The broader policy environment often emphasizes private-sector leadership, investment in engineering talent, and strong intellectual property protections to incentivize R&D. Critics of heavy-handed government intervention argue that market-driven competition, not subsidies or mandates, generally yields faster advancement in processor technology and software ecosystems. Proponents of targeted public investment counter that strategic spending can accelerate foundational research in areas like energy efficiency and advanced manufacturing. In practice, the balance tends to be found where industry-led innovation is complemented by predictable policy frameworks that protect investment horizons.

Controversies and debates surrounding multicore design tend to revolve around both technical and economic dimensions. On the technical side, some critics point to diminishing returns as core counts rise and parallelizable workloads do not scale perfectly, reinforcing the importance of software optimization and efficient parallel programming models. On the economic side, there is discussion about the degree to which government incentives should influence hardware R&D and manufacturing location decisions. Proponents of market-led strategy emphasize that the strongest driver of progress is competitive pressure to deliver better performance and lower cost, while critics sometimes argue for broader alignment of public resources with strategic national priorities.

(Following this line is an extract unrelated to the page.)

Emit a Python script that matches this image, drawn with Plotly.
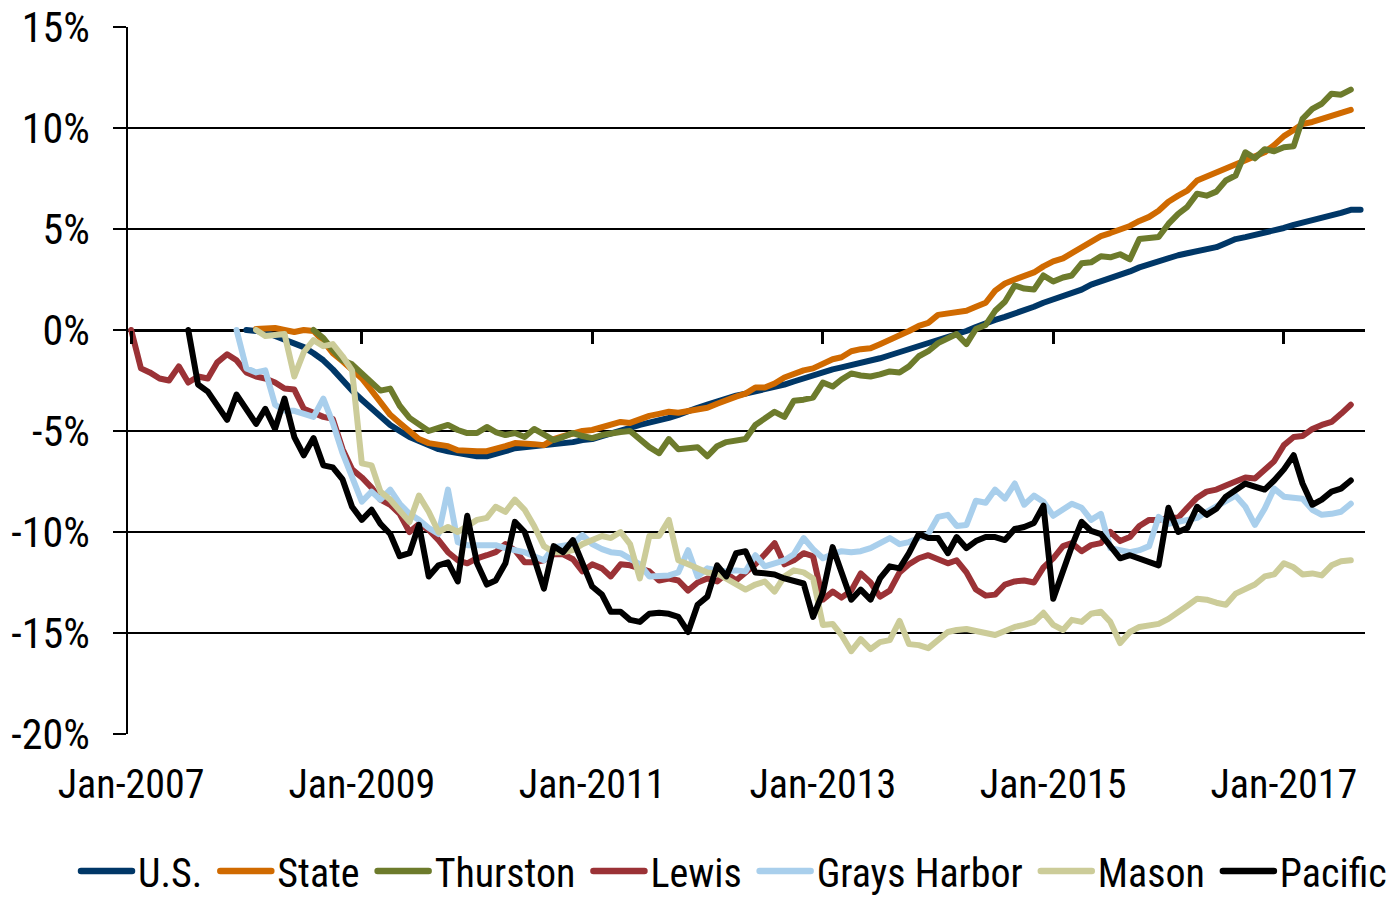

From a market and engineering perspective, it is important to separate fair criticisms from attempts to politicize technical decisions. Critics who argue that hardware innovation should be dictated by ideological goals miss the point that processors deliver value when they solve real, measurable problems—speed, efficiency, and reliability—under real-world workloads. While diverse teams and inclusive workplaces can produce better products, the core metric for multicore success remains clear: how much extra useful work can be done per unit of time and per watt, across the software ecosystem that uses the hardware.